Bill Dwyre Steps Down As Times Sports Editor
Bill will continue for a while longer as a sportswriter.
It was my privilege to be a colleague of Dwyre as the Times' Olympic writer for the 1984 Games and, after that, to work for him in Sports for some months and also write a book on the history of the 1984 Games. This was one of the most cherished of my relationships in 39 years at the Times.
Bill has grown grey in the company's service, and it could not have been easy in recent years, with cutbacks in the Sports section as well as other sections of the paper. He said last night that he had been trying to retire as sports editor for the past year and a half.
Always conscientious, Dwyre was unfairly criticized, sometimes jokingly and other times not, aa being a Notre Dame booster (he was a Notre Dame graduate), and as biased against USC. This was absolute tripe. In his years as sports editor, Dwyre was fair to everyone and he stood for absolute integrity in sports.
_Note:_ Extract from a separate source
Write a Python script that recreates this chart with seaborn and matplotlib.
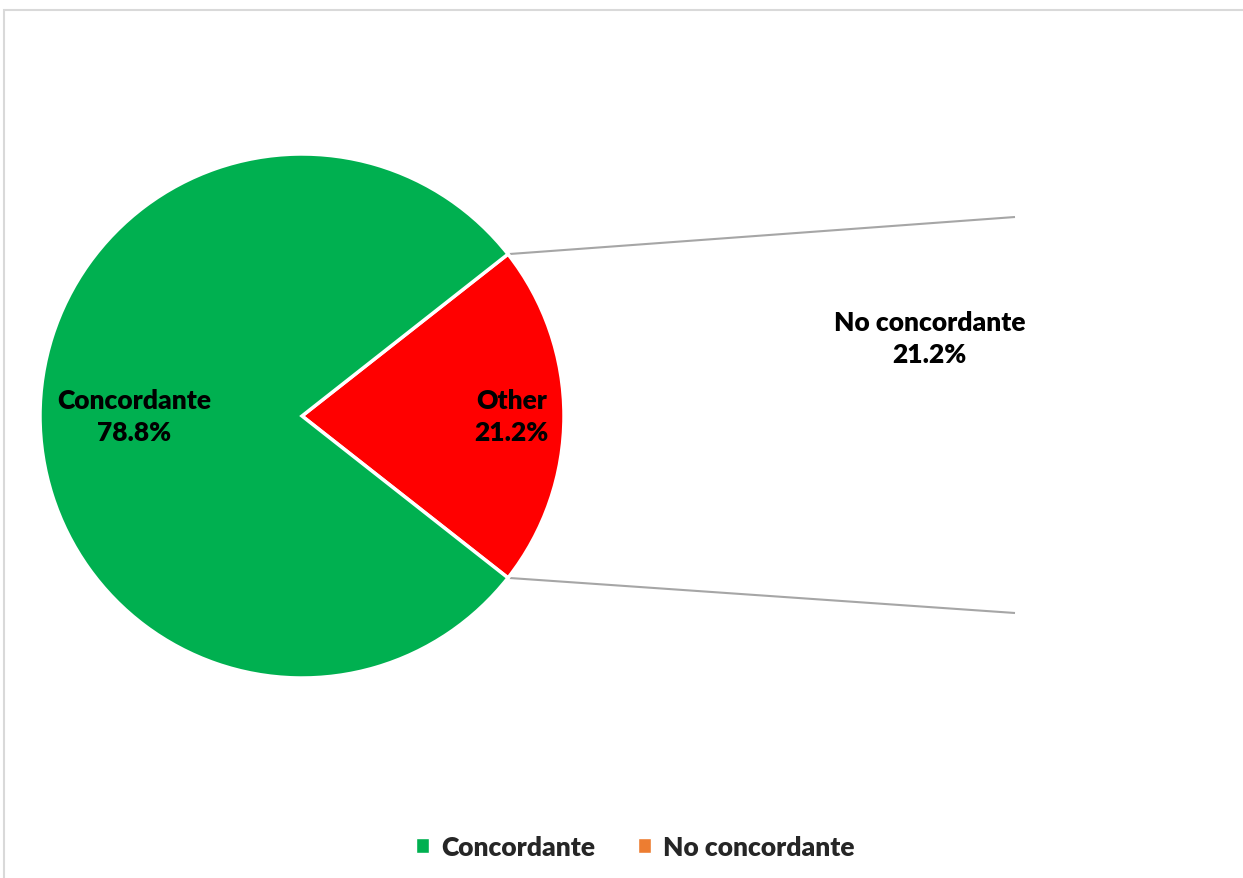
import numpy as np
import matplotlib
matplotlib.use("Agg")
import matplotlib.pyplot as plt
from matplotlib.patches import Rectangle, Patch
import seaborn as sns

# Survey agreement breakdown
categories = ["Concordante", "No concordante"]
values = [78.8, 21.2]
main_labels = ["Concordante", "Other"]
secondary_labels = ["No concordante"]

GREEN = "#00B050"
RED = "#FF0000"
ORANGE = "#ED7D31"

sns.set_theme(style="white")
plt.rcParams["font.family"] = ["Lato", "DejaVu Sans"]

FS = 19

W, H = 1243, 879
fig = plt.figure(figsize=(W / 100, H / 100), dpi=100)
ax = fig.add_axes([0, 0, 1, 1])

# Main pie: first category plus the "Other" group that is split out
main_vals = [values[0], sum(values[1:])]
main_center = (302, 417)
main_r = 262
other_span = 360 * main_vals[1] / sum(main_vals)
start = -other_span / 2  # "Other" wedge centred on the right-hand side
wedges, _ = ax.pie(
    main_vals[::-1],
    colors=[RED, GREEN],
    startangle=start,
    center=main_center,
    radius=main_r,
    wedgeprops=dict(edgecolor="white", linewidth=2.5),
    frame=True,
)

# Labels inside the main pie
pcts = [values[0], sum(values[1:])]
dists = [0.64, 0.80]
mid_angles = [180.0, 0.0]
for lab, pct, d, a in zip(main_labels, pcts, dists, mid_angles):
    x = main_center[0] + d * main_r * np.cos(np.radians(a))
    y = main_center[1] - d * main_r * np.sin(np.radians(a))
    ax.text(x, y, f"{lab}\n{pct:.1f}%", ha="center", va="center",
            fontsize=FS, fontweight="heavy", color="black", linespacing=1.4)

# Secondary pie (no fill) holding the split-out category
sec_center = (1015, 416)
sec_r = 198
ax.pie([values[1]], colors=["none"], center=sec_center, radius=sec_r,
       wedgeprops=dict(edgecolor="none", linewidth=0), frame=True)
lab_ang = np.radians(138)
lx = sec_center[0] + 0.58 * sec_r * np.cos(lab_ang)
ly = sec_center[1] - 0.58 * sec_r * np.sin(lab_ang)
ax.text(lx, ly, f"{secondary_labels[0]}\n{values[1]:.1f}%", ha="center",
        va="center", fontsize=FS, fontweight="heavy", color="black",
        linespacing=1.4)

# Connector lines from the "Other" wedge edges to the secondary pie
half = np.radians(other_span / 2)
for sgn in (1, -1):
    x0 = main_center[0] + main_r * np.cos(half)
    y0 = main_center[1] - sgn * main_r * np.sin(half)
    x1 = sec_center[0]
    y1 = sec_center[1] - sgn * sec_r
    ax.plot([x0, x1], [y0, y1], color="#A6A6A6", linewidth=1.5,
            solid_capstyle="butt", zorder=0)

ax.set_xlim(0, W)
ax.set_ylim(H, 0)
ax.set_aspect("equal")
ax.axis("off")

# Chart area border
fig.patches.append(Rectangle((4 / W, -0.1), 1.2, (H - 11) / H + 0.1,
                             transform=fig.transFigure, fill=False,
                             edgecolor="#D9D9D9", linewidth=1.5))

# Legend
handles = [Patch(facecolor=GREEN, label=categories[0]),
           Patch(facecolor=ORANGE, label=categories[1])]
fig.legend(handles=handles, loc="center", bbox_to_anchor=(0.511, 1 - 848 / H),
           ncol=2, frameon=False, handlelength=0.5, handleheight=0.5,
           handletextpad=0.45, columnspacing=1.6,
           prop=dict(size=FS, weight="heavy"))

fig.savefig("out.png", dpi=100)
His dislike of gambling and drugs in sport was legendary and did him credit.
Knowing him and his wife, Jill, was always a pleasure. Not only was he considerate as a boss, he was a good, self-deprecating commentator when he chose to be, had an excellent sense of humor and was always a class act. At the Times, he became an institution.
The Times was lucky to have him as sports editor and he will be missed. But Randy Harvey is a promising replacement. His replacement of Dwyre was arranged, it's my understanding, after Dave Morgan left for Yahoo, and Harvey was obtained back from the Baltimore Sun, which has suffered even more from Tribune cutbacks than the L.A. Times has.
On the Olympics, Dwyre was always their great booster and believed thoroughly in the international fellowship the Olympics represented. The special Olympic sections he put together were superb and after I stepped down as an Olympics writer, he made a good choice of Alan Abrahamson as my successor.
He will always be at the top of my list. It was both an honor and a pleasure to work for him.